No me cabe duda de que algunas personas nacieron para creer las mentiras que cuentan otras. Se nace limpio, sin contaminar, puro al modo en que lo es un ojo al abrirse por primera vez, pero la mentira hace su colecta de acólitos y recluta un entusiasta ejército de embusteros. Se miente para no contar la verdad o se miente porque la mentira, bien contada, hilada con esmero, funciona en el texto (hablado o escrito) mejor que las más redonda de las verdades. Sobre este pilar se ha levantado la historia de la Literatura, en este insobornable afecto por la impostura reside la vigencia de esa Literatura, que es una ficción estabulada, un poco orgullosa de su condición de engaño y otro poco ocupada en disculparse.
En lo político, en la administración de la cosa pública, la ficción deberia prohibirse por ley. Tendría que escrutarse con mimo quirúrgico las palabras que se vuelcan en los discursos, las frases que se van ensamblando unas a otras hasta formar un grumo verbal compacto, sin aparente vínculo con lo real, desgajado de la realidad. Escucha uno las grandilocuencias de los que se intuyen como destacados en la carrera monclovita y se envenena. Lo digo muy sinceramente. No es un envenenamiento letal, téngase esto claro. Lo que aturde los sentidos y los emborrona, lo que en todo esto hiere más que otra cosa es la previsiblidad de lo contado. Está la política tan hueca que cuesta imaginar cómo rellenar los vacíos. No deben ser palabras, imagino, las que colmen los espacios sin ocupar.
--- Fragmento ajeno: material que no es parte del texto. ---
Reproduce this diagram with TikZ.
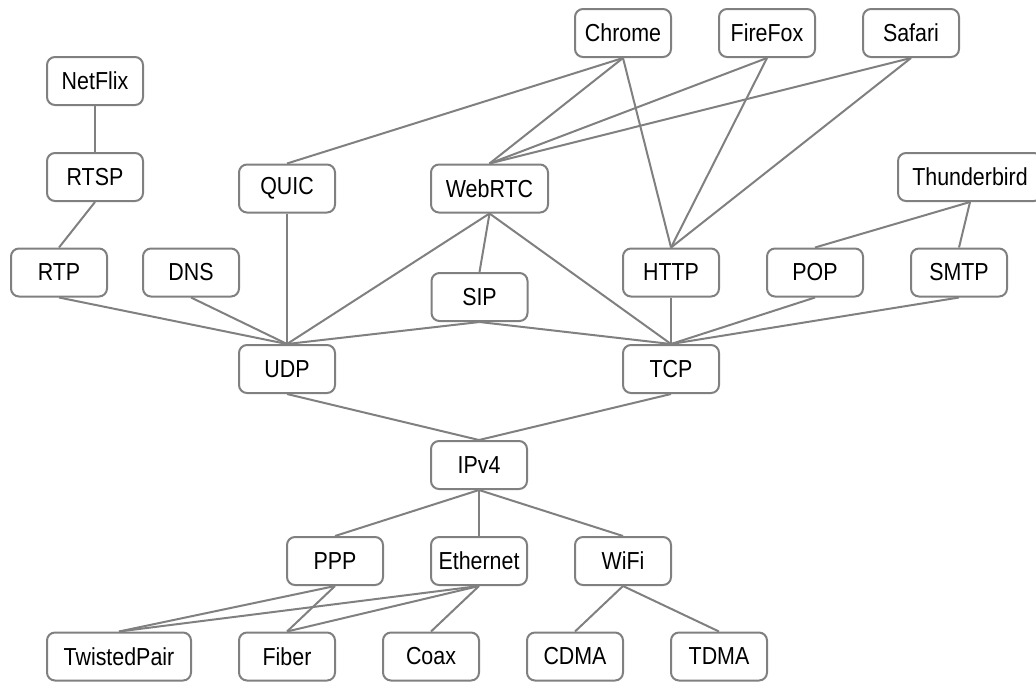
\documentclass[tikz,border=0pt]{standalone}
\usepackage{fontspec}
\setmainfont[FakeStretch=0.87]{Liberation Sans}
\definecolor{linkgray}{HTML}{808080}
\tikzset{
	proto/.style={draw=linkgray, line width=1pt, rounded corners=4pt, fill=white, minimum width=48pt, minimum height=24pt, inner xsep=1pt, inner ysep=0pt, font=\fontsize{12.3}{14}\selectfont},
	link/.style={draw=linkgray, line width=1pt}
}
\begin{document}
\begin{tikzpicture}[x=0.5pt, y=-0.5pt]
			\useasboundingbox (0,0) rectangle (1036,681);
			% applications
			\node (chrome) [proto] at (623,33) {Chrome};
			\node (firefox) [proto] at (767,33) {FireFox};
			\node (safari) [proto] at (911,33) {Safari};
			\node (netflix) [proto] at (95,81) {NetFlix};
			\node (rtsp) [proto] at (95,177) {RTSP};
			\node (thunderbird) [proto, minimum width=72pt] at (970,177) {Thunderbird};
			\node (quic) [proto] at (287,188.5) {QUIC};
			\node (webrtc) [proto, minimum width=58.5pt] at (489.5,188.5) {WebRTC};
			\node (rtp) [proto] at (59,272.5) {RTP};
			\node (dns) [proto] at (191,272.5) {DNS};
			\node (sip) [proto] at (479.5,297) {SIP};
			\node (http) [proto] at (671,272.5) {HTTP};
			\node (pop) [proto] at (815,272.5) {POP};
			\node (smtp) [proto] at (959,272.5) {SMTP};
			% transport, network, link
			\node (udp) [proto] at (287,369) {UDP};
			\node (tcp) [proto] at (671,369) {TCP};
			\node (ipv4) [proto] at (479,465) {IPv4};
			\node (ppp) [proto] at (335,561) {PPP};
			\node (ethernet) [proto] at (479,561) {Ethernet};
			\node (wifi) [proto] at (623,561) {WiFi};
			% physical
			\node (twistedpair) [proto, minimum width=72pt] at (119,656.5) {TwistedPair};
			\node (fiber) [proto] at (287,656.5) {Fiber};
			\node (coax) [proto] at (431,656.5) {Coax};
			\node (cdma) [proto] at (575,656.5) {CDMA};
			\node (tdma) [proto] at (719,656.5) {TDMA};
			% links
			\draw [link] (netflix.south) -- (rtsp.north);
			\draw [link] (rtsp.south) -- (rtp.north);
			\draw [link] (chrome.south) -- (quic.north);
			\draw [link] (chrome.south) -- (webrtc.north);
			\draw [link] (chrome.south) -- (http.north);
			\draw [link] (firefox.south) -- (webrtc.north);
			\draw [link] (firefox.south) -- (http.north);
			\draw [link] (safari.south) -- (webrtc.north);
			\draw [link] (safari.south) -- (http.north);
			\draw [link] (thunderbird.south) -- (pop.north);
			\draw [link] (thunderbird.south) -- (smtp.north);
			\draw [link] (webrtc.south) -- (sip.north);
			\draw [link] (webrtc.south) -- (udp.north);
			\draw [link] (webrtc.south) -- (tcp.north);
			\draw [link] (rtp.south) -- (udp.north);
			\draw [link] (dns.south) -- (udp.north);
			\draw [link] (quic.south) -- (udp.north);
			\draw [link] (sip.south) -- (udp.north);
			\draw [link] (sip.south) -- (tcp.north);
			\draw [link] (http.south) -- (tcp.north);
			\draw [link] (pop.south) -- (tcp.north);
			\draw [link] (smtp.south) -- (tcp.north);
			\draw [link] (udp.south) -- (ipv4.north);
			\draw [link] (tcp.south) -- (ipv4.north);
			\draw [link] (ipv4.south) -- (ppp.north);
			\draw [link] (ipv4.south) -- (ethernet.north);
			\draw [link] (ipv4.south) -- (wifi.north);
			\draw [link] (ppp.south) -- (twistedpair.north);
			\draw [link] (ppp.south) -- (fiber.north);
			\draw [link] (ethernet.south) -- (twistedpair.north);
			\draw [link] (ethernet.south) -- (fiber.north);
			\draw [link] (ethernet.south) -- (coax.north);
			\draw [link] (wifi.south) -- (cdma.north);
			\draw [link] (wifi.south) -- (tdma.north);
		\end{tikzpicture}
\end{document}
Quizá las palabras (las que ayer se izaron como armas de convencimiento masivo en el debate que sostenido por
Rajoy y
Rubalcaba) empujan los gestos, pero uno sospecha que también se puede dejar a las palabras solas, sin mano que las guíe, incapaces de ir más allá de la sencilla fonética, inútiles a la hora de crear algo nuevo que alivie o sane los males que esos políticos se esfuerzan por borrar. Desafección absoluta, escribe
alguien a quien acudo de cuando en cuando como el que se aplica un tónico o un ungüento literario o incluso estético. La creencia de que hay quien nace para convencer o otros que están ahí para ser convencido; la firme creencia de que no se puede hacer caer en la corbata, ay la corbata azul bien planchada, el azul como centro absoluto del cosmos, el peso de un país.
Y en cierto modo, a pesar de la contundencia de los argumentos esgrimidos, del interés que se les sospecha en hacer su oficio como deben, los candidatos claudicaron ante la vampírica telegenia y midieron la altura de las sillas, la temperatura del salón y hasta la conveniencia o no de que un público (no hubo ninguno) jaleara, interrumpiera o chiflara las interpelaciones, los comunicados breves, esas frases antológicas con las que vender la salvación de la patria. Y no hay quien la salve. Al menos no en un breve plazo. Lo de ayer no fue un volcado de ideas sino una puesta a punto emocional, un enseñarse, un pavonearse entre sus acólitos, un querer que el voto vacilante acabe por escorarse a su baraja ya de una forma definitiva. Por eso, contrariamente a lo que me pedía la razón, vi anoche el debate como si fuese una ficción y lo tratado no pasase de ser una cosa novelesca. Vi a dos autores esgrimiendo su estilo. Dos actores (uno con más raza y otro con más oficio) que buscaban la empatía de un público quemado, al que le interesa a dia de hoy cada vez menos los driblings dialécticos y que no consiente más dilaciones en la acometida del rescate. Mentir, lo que se dice mentir, no sé si mintieron mucho o poco. Verdades las hubo escasas. Cosas de políticos.